Career NFL statistics
- Games played: 3
- Punts: 13
- Stats at Pro Football Reference

= Colin Ridgway =

Australian-born American football player (1937–1993)

Colin Edwin Ridgway (19 February 1937 - 13 May 1993) was an American football punter distinguished as being the first Australian to play in the National Football League (NFL). He also competed in the high jump at the 1956 Summer Olympics.

==Early years==
In Aussie rules, Ridgway played U19s for Carlton and then in their reserves in 1955.
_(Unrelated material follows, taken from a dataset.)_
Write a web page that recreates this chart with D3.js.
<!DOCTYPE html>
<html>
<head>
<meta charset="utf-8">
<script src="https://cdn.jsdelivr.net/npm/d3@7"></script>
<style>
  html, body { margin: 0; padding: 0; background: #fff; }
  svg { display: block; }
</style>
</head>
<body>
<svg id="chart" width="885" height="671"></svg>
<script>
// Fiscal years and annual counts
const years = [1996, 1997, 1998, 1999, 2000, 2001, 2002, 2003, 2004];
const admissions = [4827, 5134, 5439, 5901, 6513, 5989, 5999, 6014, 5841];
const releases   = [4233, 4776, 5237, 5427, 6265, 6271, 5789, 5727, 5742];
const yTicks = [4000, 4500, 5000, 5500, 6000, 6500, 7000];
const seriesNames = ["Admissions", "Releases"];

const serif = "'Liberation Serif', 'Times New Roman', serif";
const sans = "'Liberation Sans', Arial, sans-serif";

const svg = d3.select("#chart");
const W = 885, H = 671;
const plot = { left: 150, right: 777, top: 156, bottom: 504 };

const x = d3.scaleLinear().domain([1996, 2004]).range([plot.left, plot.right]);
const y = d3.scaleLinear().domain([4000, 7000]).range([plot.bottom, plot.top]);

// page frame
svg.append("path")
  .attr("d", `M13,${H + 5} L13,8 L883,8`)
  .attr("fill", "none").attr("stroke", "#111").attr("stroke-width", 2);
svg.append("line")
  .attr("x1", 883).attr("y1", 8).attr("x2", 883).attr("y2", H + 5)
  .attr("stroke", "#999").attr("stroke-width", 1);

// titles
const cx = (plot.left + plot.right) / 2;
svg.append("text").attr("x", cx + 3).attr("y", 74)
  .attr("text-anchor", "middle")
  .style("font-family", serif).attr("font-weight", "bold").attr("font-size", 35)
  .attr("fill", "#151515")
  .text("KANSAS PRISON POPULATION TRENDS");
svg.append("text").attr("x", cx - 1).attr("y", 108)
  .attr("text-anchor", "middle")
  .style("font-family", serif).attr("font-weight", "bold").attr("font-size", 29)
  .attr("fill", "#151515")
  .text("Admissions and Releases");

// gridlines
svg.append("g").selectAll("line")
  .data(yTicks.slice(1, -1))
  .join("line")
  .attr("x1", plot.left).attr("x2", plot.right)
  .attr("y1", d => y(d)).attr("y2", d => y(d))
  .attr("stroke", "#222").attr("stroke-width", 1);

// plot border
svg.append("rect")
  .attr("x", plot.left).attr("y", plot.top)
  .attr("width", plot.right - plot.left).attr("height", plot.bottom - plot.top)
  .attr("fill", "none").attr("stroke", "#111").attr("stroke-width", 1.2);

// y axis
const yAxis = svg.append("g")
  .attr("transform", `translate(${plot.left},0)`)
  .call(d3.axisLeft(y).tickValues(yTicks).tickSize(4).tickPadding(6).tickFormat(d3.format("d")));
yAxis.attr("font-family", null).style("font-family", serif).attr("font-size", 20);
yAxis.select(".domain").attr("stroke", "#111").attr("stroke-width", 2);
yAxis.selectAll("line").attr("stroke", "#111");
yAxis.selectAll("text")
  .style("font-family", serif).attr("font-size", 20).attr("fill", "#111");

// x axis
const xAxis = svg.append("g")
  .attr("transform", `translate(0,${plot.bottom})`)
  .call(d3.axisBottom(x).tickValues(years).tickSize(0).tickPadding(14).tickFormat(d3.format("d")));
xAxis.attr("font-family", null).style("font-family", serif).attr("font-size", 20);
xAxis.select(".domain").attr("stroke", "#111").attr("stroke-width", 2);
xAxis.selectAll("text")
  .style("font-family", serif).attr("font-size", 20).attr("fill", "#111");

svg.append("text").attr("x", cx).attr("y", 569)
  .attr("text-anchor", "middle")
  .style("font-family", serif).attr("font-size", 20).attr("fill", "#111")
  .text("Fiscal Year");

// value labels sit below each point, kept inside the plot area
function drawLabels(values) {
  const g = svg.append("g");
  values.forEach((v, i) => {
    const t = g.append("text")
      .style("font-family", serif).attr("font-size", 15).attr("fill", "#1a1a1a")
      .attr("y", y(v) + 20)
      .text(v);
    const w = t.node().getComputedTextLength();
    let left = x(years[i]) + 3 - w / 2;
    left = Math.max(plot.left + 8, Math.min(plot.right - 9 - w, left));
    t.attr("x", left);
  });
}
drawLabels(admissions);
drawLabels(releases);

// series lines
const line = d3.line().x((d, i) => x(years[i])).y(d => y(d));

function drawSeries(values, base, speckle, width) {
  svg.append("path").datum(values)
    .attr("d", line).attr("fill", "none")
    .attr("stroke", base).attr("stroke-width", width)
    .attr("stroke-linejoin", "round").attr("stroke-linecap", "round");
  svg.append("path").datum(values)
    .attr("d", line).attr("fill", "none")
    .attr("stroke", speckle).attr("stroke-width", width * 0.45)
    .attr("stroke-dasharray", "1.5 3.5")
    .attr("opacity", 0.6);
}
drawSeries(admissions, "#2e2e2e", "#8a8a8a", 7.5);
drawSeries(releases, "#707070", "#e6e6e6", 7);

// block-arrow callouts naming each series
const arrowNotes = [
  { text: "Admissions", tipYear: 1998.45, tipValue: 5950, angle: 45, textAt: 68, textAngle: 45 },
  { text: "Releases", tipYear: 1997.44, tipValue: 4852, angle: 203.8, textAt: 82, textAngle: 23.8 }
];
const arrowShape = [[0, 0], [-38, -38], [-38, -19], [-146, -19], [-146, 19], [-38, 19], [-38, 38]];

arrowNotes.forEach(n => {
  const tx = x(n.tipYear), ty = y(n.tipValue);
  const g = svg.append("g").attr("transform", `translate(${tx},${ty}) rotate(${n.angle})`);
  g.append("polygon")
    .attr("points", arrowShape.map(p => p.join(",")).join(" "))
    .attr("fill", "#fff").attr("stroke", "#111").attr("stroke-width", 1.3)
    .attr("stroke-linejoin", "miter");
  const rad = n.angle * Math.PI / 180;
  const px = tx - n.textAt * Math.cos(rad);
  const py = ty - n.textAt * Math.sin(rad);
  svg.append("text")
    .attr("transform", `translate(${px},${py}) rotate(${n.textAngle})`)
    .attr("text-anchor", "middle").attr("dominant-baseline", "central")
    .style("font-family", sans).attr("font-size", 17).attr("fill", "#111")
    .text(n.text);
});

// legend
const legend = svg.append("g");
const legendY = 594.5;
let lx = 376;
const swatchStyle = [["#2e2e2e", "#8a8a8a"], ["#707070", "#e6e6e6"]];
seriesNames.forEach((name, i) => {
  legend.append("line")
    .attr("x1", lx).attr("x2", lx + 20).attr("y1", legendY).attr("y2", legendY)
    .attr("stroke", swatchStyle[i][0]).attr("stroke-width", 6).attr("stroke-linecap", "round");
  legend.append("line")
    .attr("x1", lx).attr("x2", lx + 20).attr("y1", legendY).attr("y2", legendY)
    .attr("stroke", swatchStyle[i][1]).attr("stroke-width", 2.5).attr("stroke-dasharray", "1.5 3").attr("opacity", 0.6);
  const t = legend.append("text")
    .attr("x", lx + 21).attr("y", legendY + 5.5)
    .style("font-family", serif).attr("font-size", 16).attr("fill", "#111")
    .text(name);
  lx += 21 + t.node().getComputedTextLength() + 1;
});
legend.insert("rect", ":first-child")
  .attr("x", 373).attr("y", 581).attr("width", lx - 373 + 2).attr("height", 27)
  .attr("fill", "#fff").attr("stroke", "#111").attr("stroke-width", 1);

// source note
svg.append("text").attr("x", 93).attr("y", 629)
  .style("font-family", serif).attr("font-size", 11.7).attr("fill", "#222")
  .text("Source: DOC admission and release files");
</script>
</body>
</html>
He was a high jumper who competed at the 1956 Olympic Games (where he was the youngest high jumper) and the 1958 Commonwealth Games for Australia. He had also competed in the Australian Open Track and Field Championships from 1955/56 to 1959/60. Ridgway failed to make the 1960 Australian Olympic team and so accepted an offer of a track and field scholarship to Lamar Tech (now Lamar University). In 1961, he became the first Commonwealth athlete to clear 7 foot in the high jump.

==Professional career==
Even though he had never played an official American football game, he was discovered by the Dallas Cowboys and signed as an undrafted free agent to their 1965 team. During the preseason, he played a key role in the beating of the Green Bay Packers. He started the year on the taxi squad, before being promoted to the regular roster on 3 November.
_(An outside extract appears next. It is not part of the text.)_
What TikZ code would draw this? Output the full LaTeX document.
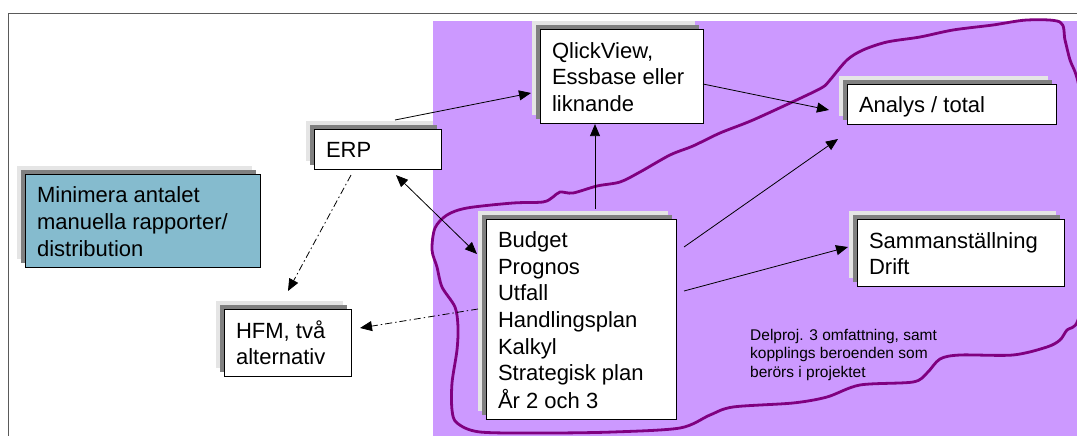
\documentclass[tikz,border=0pt]{standalone}
\usepackage{fontspec}
\setmainfont{Liberation Sans}
\usetikzlibrary{arrows.meta,shadows,calc}

\definecolor{panelpurple}{RGB}{204,153,255}
\definecolor{loopline}{RGB}{128,0,128}
\definecolor{shadelight}{RGB}{229,229,229}
\definecolor{shadedark}{RGB}{128,128,128}
\definecolor{goalblue}{RGB}{133,187,206}
\definecolor{framegray}{RGB}{90,90,90}

% left-aligned block of lines, set a little lower inside its box
\newcommand{\stackedlines}[2]{\makebox[#1][l]{\raisebox{-3pt}[\height][\depth]{\begin{tabular}{@{}l@{}}#2\end{tabular}}}}

\tikzset{
  card/.style={draw=black, line width=1.1pt, fill=white, anchor=north west,
    inner xsep=11.5pt, inner ysep=0pt, minimum height=#1,
    font=\fontsize{22}{26.67}\selectfont,
    copy shadow={shadow xshift=-9pt, shadow yshift=9pt, fill=shadelight, draw=none, opacity=1},
    copy shadow={shadow xshift=-4.5pt, shadow yshift=4.5pt, fill=shadedark, draw=none, opacity=1}},
  link/.style={line width=0.8pt, -{Triangle[length=12pt,width=10pt]}},
  twoway/.style={line width=0.8pt, {Triangle[length=12pt,width=10pt]}-{Triangle[length=12pt,width=10pt]}},
  dashlink/.style={link, dash pattern=on 7pt off 3pt on 1.5pt off 3pt},
}

\begin{document}
\begin{tikzpicture}[x=1pt, y=-1pt]
  \useasboundingbox (0,0) rectangle (1077,436);
  \fill[white] (0,0) rectangle (1077,436);

  % page frame and project area
  \draw[framegray, line width=1.3pt] (1077,13.5) -- (8.5,13.5) -- (8.5,436);
  \fill[panelpurple] (433,21) rectangle (1077,436);

  % hand-drawn scope outline
  \begin{scope}
    \clip (0,0) rectangle (1077,436);
    \draw[loopline, line width=2.8pt, line join=round] plot[smooth cycle, tension=0.5] coordinates {
      (432,250) (435,228) (447,215) (467,208) (513,203) (543,202) (553,197)
      (560,192) (573,193) (597,186) (620,182) (640,172) (670,155) (693,146)
      (720,133) (753,120) (803,97) (823,87) (830,80) (847,60) (863,50)
      (887,42) (920,37) (953,30) (993,25) (1027,20) (1060,22) (1065,40)
      (1070,60) (1078,82) (1090,150) (1090,260) (1078,320) (1067,330)
      (1060,340) (1047,347) (1013,355) (960,355) (940,359) (927,373)
      (913,382) (860,385) (827,397) (793,403) (733,407) (710,415) (680,428)
      (613,432) (547,433) (480,432) (457,423) (452,410) (452,383) (457,350)
      (458,327) (455,307) (442,287) (437,267)};
  \end{scope}

  % boxes
  \node[card=40pt] (erp) at (314,129) {\stackedlines{104pt}{ERP}};
  \node[card=94pt] (qv) at (540,29) {\stackedlines{140pt}{QlickView,\\Essbase eller\\liknande}};
  \node[card=40pt] (an) at (847,84) {\stackedlines{186pt}{Analys / total}};
  \node[card=67pt] (sam) at (857,219) {\stackedlines{184pt}{Sammanställning\\Drift}};
  \node[card=67pt] (hfm) at (224,309) {\stackedlines{104pt}{HFM, två\\alternativ}};
  \node[card=200pt] (bud) at (486,219) {\stackedlines{167pt}{Budget\\Prognos\\Utfall\\Handlingsplan\\Kalkyl\\Strategisk plan\\År 2 och 3}};
  \node[card=93pt, fill=goalblue] (mini) at (25,174) {\stackedlines{212pt}{Minimera antalet\\manuella rapporter/\\distribution}};

  % scope note
  \node[anchor=base west, inner sep=0pt, font=\fontsize{15.5}{18.5}\selectfont] (scopenote) at (750,340)
    {\begin{tabular}[t]{@{}l@{}}Delproj. 3 omfattning, samt\\kopplings beroenden som\\berörs i projektet\end{tabular}};

  % connectors
  \draw[link] ($(erp.north west)+(81,-9)$) -- ($(qv.north west)+(-9,64)$);
  \draw[link] ($(qv.north west)+(163,55)$) -- ($(an.north west)+(-18,26)$);
  \draw[link] ($(bud.north west)+(109,-10)$) -- ($(qv.south west)+(55,0)$);
  \draw[twoway] ($(erp.south west)+(82,5)$) -- ($(bud.north west)+(-9,35)$);
  \draw[link] ($(bud.north west)+(198,28)$) -- ($(an.north west)+(-9,55)$);
  \draw[link] ($(bud.north west)+(198,72)$) -- ($(sam.north west)+(-9,28)$);
  \draw[dashlink] ($(erp.south west)+(37,5)$) -- ($(hfm.north west)+(64,-18)$);
  \draw[dashlink] ($(bud.north west)+(-8,90)$) -- ($(hfm.north west)+(136,19)$);
\end{tikzpicture}
\end{document}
It turned out that the running drop-kicks that were commonly used at that time in Aussie rules did not translate well into the American game. On 24 August 1966, he was waived and at the request of the Cowboys, he accepted to play with the Savannah Chiefs of the North American Football League, in order to gain more experience. During the 1966 NAFL season, he was also a member of the Knoxville SOK and the Dallas County Rockets.

==Personal life==
Up until his death in 1993, Ridgway had been married to his wife Joan Jackson for the last 15 years. During the 1960s, he was engaged to an American model named Helen Harrison.

==Death==
Ridgway was murdered at his University Park, Texas, home in 1993. Although Kenneth Bicking Jr. was arrested as a probable suspect in 1996, the case still remains unsolved to date.
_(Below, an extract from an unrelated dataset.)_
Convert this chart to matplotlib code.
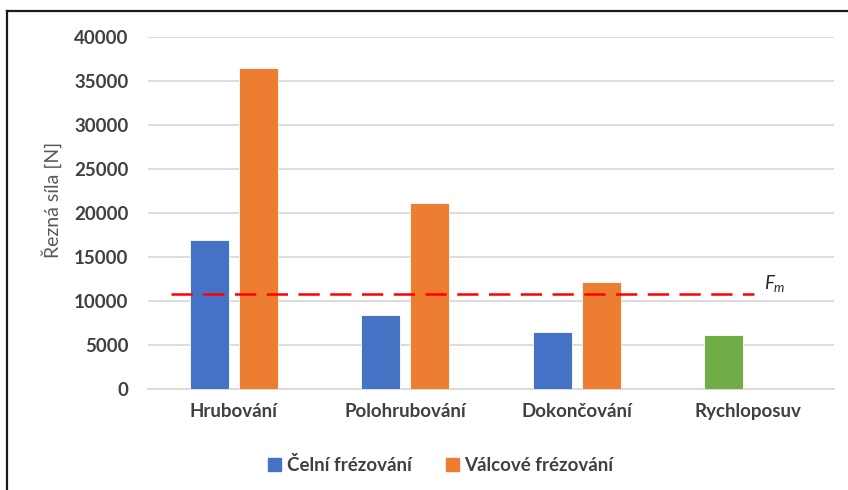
import matplotlib
matplotlib.use("Agg")
import matplotlib.pyplot as plt
from matplotlib.lines import Line2D
from matplotlib.patches import Patch
import numpy as np

# data
categories = ["Hrubování", "Polohrubování", "Dokončování", "Rychloposuv"]
celni = [16900, 8400, 6500, 6100]      # last one is drawn green (rapid traverse)
valcove = [36500, 21100, 12200, None]
fm_value = 10800
yticks = [0, 5000, 10000, 15000, 20000, 25000, 30000, 35000, 40000]

BLUE = "#4472C4"
ORANGE = "#ED7D31"
GREEN = "#70AD47"
TEXT = "#404040"

plt.rcParams["font.family"] = ["Lato", "DejaVu Sans"]
plt.rcParams["mathtext.fontset"] = "custom"
plt.rcParams["mathtext.it"] = "Lato:italic"
plt.rcParams["mathtext.rm"] = "Lato"

fig = plt.figure(figsize=(8.48, 4.90), dpi=100)
ax = fig.add_axes([0.1745, 0.2061, 0.809, 0.7184])

x = np.arange(len(categories))
w = 0.227
off = 0.142

blue_colors = [BLUE, BLUE, BLUE, GREEN]
ax.bar(x - off, celni, width=w, color=blue_colors, edgecolor="white", linewidth=0.6, zorder=3)
v_x = [xi + off for xi, v in zip(x, valcove) if v is not None]
v_y = [v for v in valcove if v is not None]
ax.bar(v_x, v_y, width=w, color=ORANGE, edgecolor="white", linewidth=0.6, zorder=3)

# mean force line
ax.plot([x[0] - 0.366, x[-1] + 0.033], [fm_value, fm_value], color="#FF0000",
        linewidth=1.8, dashes=(8.5, 4.2), zorder=4)
ax.text(x[-1] + 0.09, fm_value, r"$F_m$", fontsize=13.5, color="#262626",
        va="bottom", ha="left")

ax.set_xlim(-0.5, 3.5)
ax.set_ylim(0, 40000)
ax.set_yticks(yticks)
ax.set_yticklabels([str(t) for t in yticks])
ax.set_xticks(x)
ax.set_xticklabels(categories)
ax.tick_params(axis="y", length=0, pad=14, labelsize=13.5, labelcolor=TEXT)
ax.tick_params(axis="x", length=0, pad=10, labelsize=13.5, labelcolor=TEXT)
for lbl in ax.get_xticklabels() + ax.get_yticklabels():
    lbl.set_fontweight("bold")

ax.grid(axis="y", color="#D9D9D9", linewidth=1.3, zorder=0)
ax.set_axisbelow(True)
for s in ["top", "right", "left"]:
    ax.spines[s].set_visible(False)
ax.spines["bottom"].set_color("#D9D9D9")
ax.spines["bottom"].set_linewidth(1.3)

fig.text(52 / 848, 1 - 200 / 490, "Řezná síla [N]", rotation=90, fontsize=14,
         color="#595959", ha="center", va="center")

handles = [Patch(color=BLUE, label="Čelní frézování"),
           Patch(color=ORANGE, label="Válcové frézování")]
leg = fig.legend(handles=handles, loc="center", bbox_to_anchor=(0.52, 0.051),
                 ncol=2, frameon=False, handlelength=0.7, handleheight=0.7,
                 handletextpad=0.3, columnspacing=1.8,
                 prop={"size": 13.5, "weight": "bold"})
for t in leg.get_texts():
    t.set_color(TEXT)

# screenshot frame (top and left edges only)
fig.add_artist(Line2D([0.0083, 1.0], [0.9776, 0.9776], color="#1a1a1a", linewidth=1.6,
                      transform=fig.transFigure))
fig.add_artist(Line2D([0.0083, 0.0083], [0.0, 0.9776], color="#1a1a1a", linewidth=1.6,
                      transform=fig.transFigure))

fig.savefig("out.png", dpi=100)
A man publicly suspected by authorities as a killer-for-hire in Ridgway's murder was convicted on 4 September 2014 in Florida of a separate violent crime that happened the year before the murder. Kenneth Alfred Bicking III was found guilty of armed sexual battery and kidnapping with a weapon, according to the Florida State Attorney's office. The maximum sentence is life in prison. Prosecutors said Bicking entered the victim's home in April 1992 without her permission, showed a gun, tied her up and put tape over her eyes and mouth before sexually assaulting her. Bicking was charged after new DNA technology was used in a follow-up investigation in 2011. Police in Dallas theorized that Bicking was hired by his father and Ridgway's widow to carry out the 1993 killing.